— BEGIN Supplied material —

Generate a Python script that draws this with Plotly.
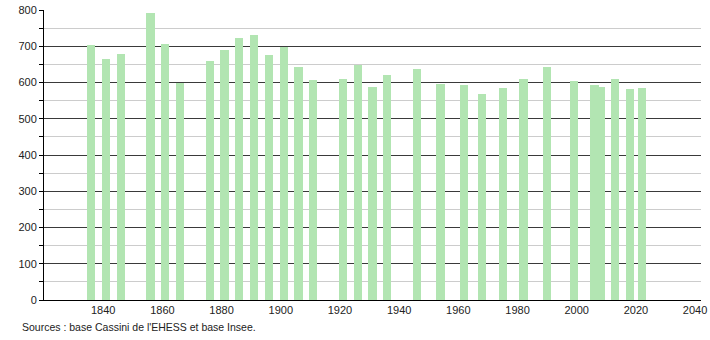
import plotly.graph_objects as go

years = [1836, 1841, 1846, 1856, 1861, 1866, 1876, 1881, 1886, 1891, 1896, 1901,
         1906, 1911, 1921, 1926, 1931, 1936, 1946, 1954, 1962, 1968, 1975, 1982,
         1990, 1999, 2006, 2008, 2013, 2018, 2022]
population = [703, 664, 680, 791, 705, 599, 658, 691, 724, 730, 677, 699,
              644, 608, 610, 649, 587, 621, 638, 597, 592, 567, 584, 611,
              644, 603, 592, 588, 610, 581, 584]
x_ticks = [1840, 1860, 1880, 1900, 1920, 1940, 1960, 1980, 2000, 2020, 2040]
source_text = "Sources : base Cassini de l'EHESS et base Insee."

W, H = 710, 340
ml, mr, mt, mb = 44, 9, 10, 40

fig = go.Figure()
fig.add_trace(go.Bar(
    x=years, y=population, width=2.8,
    marker=dict(color="rgb(178,229,178)", line=dict(width=0)),
    hoverinfo="x+y",
))

fig.update_layout(
    width=W, height=H,
    margin=dict(l=ml, r=mr, t=mt, b=mb, autoexpand=False),
    plot_bgcolor="white", paper_bgcolor="white",
    showlegend=False,
    font=dict(family="Liberation Sans, Arial, sans-serif", size=11, color="#222"),
    bargap=0,
    xaxis=dict(range=[1820, 2042], tickmode="array", tickvals=x_ticks,
               ticktext=[str(v) for v in x_ticks], showgrid=False, automargin=False,
               showline=True, linecolor="black", linewidth=1, ticks="",
               zeroline=False, tickfont=dict(size=11)),
    yaxis=dict(range=[0, 800], dtick=100, showgrid=True, gridcolor="#3a3a3a",
               gridwidth=1, showline=True, linecolor="black", linewidth=1,
               automargin=False,
               ticks="outside", ticklen=4, tickcolor="black", zeroline=False,
               tickfont=dict(size=11),
               minor=dict(dtick=50, showgrid=True, gridcolor="#cccccc",
                          ticks="outside", ticklen=4, tickcolor="black")),
    annotations=[dict(text=source_text, xref="paper", yref="paper",
                      x=(20 - ml) / (W - ml - mr), y=(H - mb - 327) / (H - mt - mb),
                      xanchor="left", yanchor="middle", showarrow=False,
                      font=dict(size=10.5, color="#222"))],
)

fig.write_html("out.html")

— END Supplied material —

* Exercise goal *
The listing above must be printed again exactly, minus its pictures.

* Exercise output *
Generate a Python script that draws this with Plotly.
import plotly.graph_objects as go

years = [1836, 1841, 1846, 1856, 1861, 1866, 1876, 1881, 1886, 1891, 1896, 1901,
         1906, 1911, 1921, 1926, 1931, 1936, 1946, 1954, 1962, 1968, 1975, 1982,
         1990, 1999, 2006, 2008, 2013, 2018, 2022]
population = [703, 664, 680, 791, 705, 599, 658, 691, 724, 730, 677, 699,
              644, 608, 610, 649, 587, 621, 638, 597, 592, 567, 584, 611,
              644, 603, 592, 588, 610, 581, 584]
x_ticks = [1840, 1860, 1880, 1900, 1920, 1940, 1960, 1980, 2000, 2020, 2040]
source_text = "Sources : base Cassini de l'EHESS et base Insee."

W, H = 710, 340
ml, mr, mt, mb = 44, 9, 10, 40

fig = go.Figure()
fig.add_trace(go.Bar(
    x=years, y=population, width=2.8,
    marker=dict(color="rgb(178,229,178)", line=dict(width=0)),
    hoverinfo="x+y",
))

fig.update_layout(
    width=W, height=H,
    margin=dict(l=ml, r=mr, t=mt, b=mb, autoexpand=False),
    plot_bgcolor="white", paper_bgcolor="white",
    showlegend=False,
    font=dict(family="Liberation Sans, Arial, sans-serif", size=11, color="#222"),
    bargap=0,
    xaxis=dict(range=[1820, 2042], tickmode="array", tickvals=x_ticks,
               ticktext=[str(v) for v in x_ticks], showgrid=False, automargin=False,
               showline=True, linecolor="black", linewidth=1, ticks="",
               zeroline=False, tickfont=dict(size=11)),
    yaxis=dict(range=[0, 800], dtick=100, showgrid=True, gridcolor="#3a3a3a",
               gridwidth=1, showline=True, linecolor="black", linewidth=1,
               automargin=False,
               ticks="outside", ticklen=4, tickcolor="black", zeroline=False,
               tickfont=dict(size=11),
               minor=dict(dtick=50, showgrid=True, gridcolor="#cccccc",
                          ticks="outside", ticklen=4, tickcolor="black")),
    annotations=[dict(text=source_text, xref="paper", yref="paper",
                      x=(20 - ml) / (W - ml - mr), y=(H - mb - 327) / (H - mt - mb),
                      xanchor="left", yanchor="middle", showarrow=False,
                      font=dict(size=10.5, color="#222"))],
)

fig.write_html("out.html")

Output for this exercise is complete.